Olympics 2020: Tokyo wins race to host Games
Tokyo has been chosen to host the 2020 Olympic and Paralympic Games ahead of Istanbul and Madrid.
The Japanese capital won a final round of voting by International Olympic Committee (IOC) members in Buenos Aires to beat Istanbul by 60 votes to 36.
Madrid had earlier been eliminated in a first-round ballot.
The announcement was met with jubilant scenes in Japan, as Tokyo prepares to host the event for the first time since 1964.
When IOC president Jacques Rogge - who will retire after 12 years in the role on Tuesday - announced the winning city, the Tokyo delegation jumped to their feet in celebration and waved the Japan flag.
A number of them were overcome with emotion and wept, following two years of intense lobbying.
"I would like to thank everyone in the Olympic movement and we will host a wonderful Olympic Games," a delighted Prime Minster Shinzo Abe said.
Bid leader Tsunekazu Takeda added: "It is a great honour that Tokyo has been chosen. The first thing I will do when I return is to thank all of Japan."
London mayor Boris Johnson sent "huge congratulations to Tokyo for winning the honour of hosting the greatest sporting spectacular on the planet".
He continued: "I am sure that, like London, your great city will put on an extraordinary event. This is a magical moment of celebration to savour before the years of hard work ahead."
The decision means Tokyo - which campaigned with the message that "the Olympics will be safe in our hands" - will become the first Asian city to host the Games twice.
They were also awarded the event in 1940 but the Games were cancelled because of World War II.
The success of the Tokyo bid followed a personal address from the Japanese prime minister during the presentation stage, in which he allayed fears over the crippled Fukushima nuclear plant 150 miles (240km) from the city by saying: "It has never done, and will never do, any damage to Tokyo."
The plant had been leaking radiation after an earthquake and tsunami hit the north east of the country in 2011.
"I cannot believe it," Japanese fencing Olympic silver medallist Yuki Ota told BBC Sport. "A thousand times I imagined Jacques Rogge opening the paper - it has become a reality.
"After the earthquake everyone in Japan was depressed but now we have to make a dream come true."
The prime minister's presentation also revealed the role sport had played in boosting the country in the past two years and pointed out that no Japanese athlete had failed a drugs test at an Olympics or Paralympics.
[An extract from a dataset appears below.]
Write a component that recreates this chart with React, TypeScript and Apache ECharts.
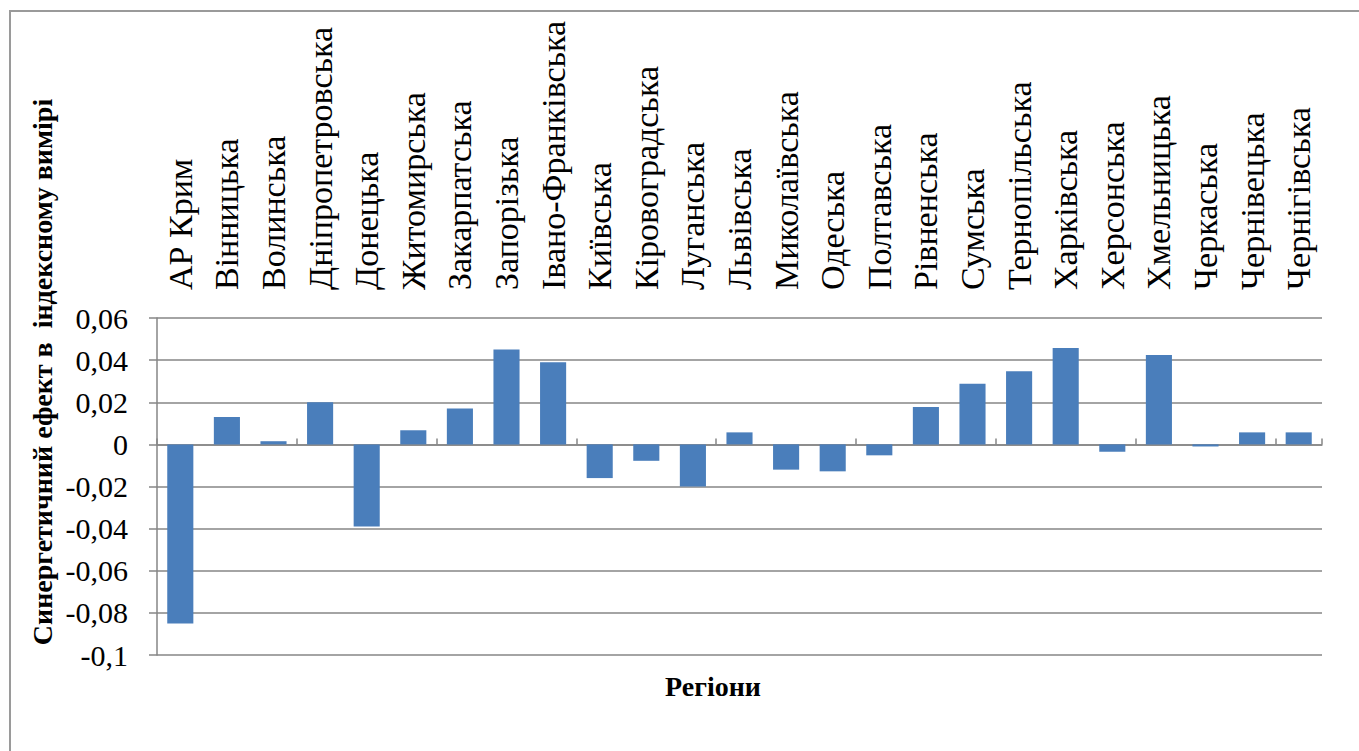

It added sponsorship would reach record levels and 10 new permanent sports venues would be constructed, including the Olympic Stadium, which will be finished by 2019 in time to host the Rugby World Cup.
For Istanbul, their campaign had not been able to overcome concerns about serious political unrest in the country, a series of doping scandals among the country's athletes, the jailing of political opponents and journalists, plus the conflict in neighbouring Syria.
Prime Minister Recep Tayyip Erdogan had flown to Buenos Aires from the G20 summit in Russia to argue the Turkish city's case.
But his efforts were to no avail, and Istanbul registered its fifth failed bid. If it had been successful, it would have been the first Games in a predominantly Muslim country.
In Madrid, tens of thousands of people were left dejected in the city's Puerta de Alcala square when the news was announced that it had failed for a third straight time to win the summer Games.
The Spanish capital's presentation - which featured former Olympic sailor Crown Prince Felipe - had emphasised providing a "sensible, reliable and trustworthy" Olympics but ongoing worries about the economy undermined the bid, along with the recent Operation Puerto doping scandal.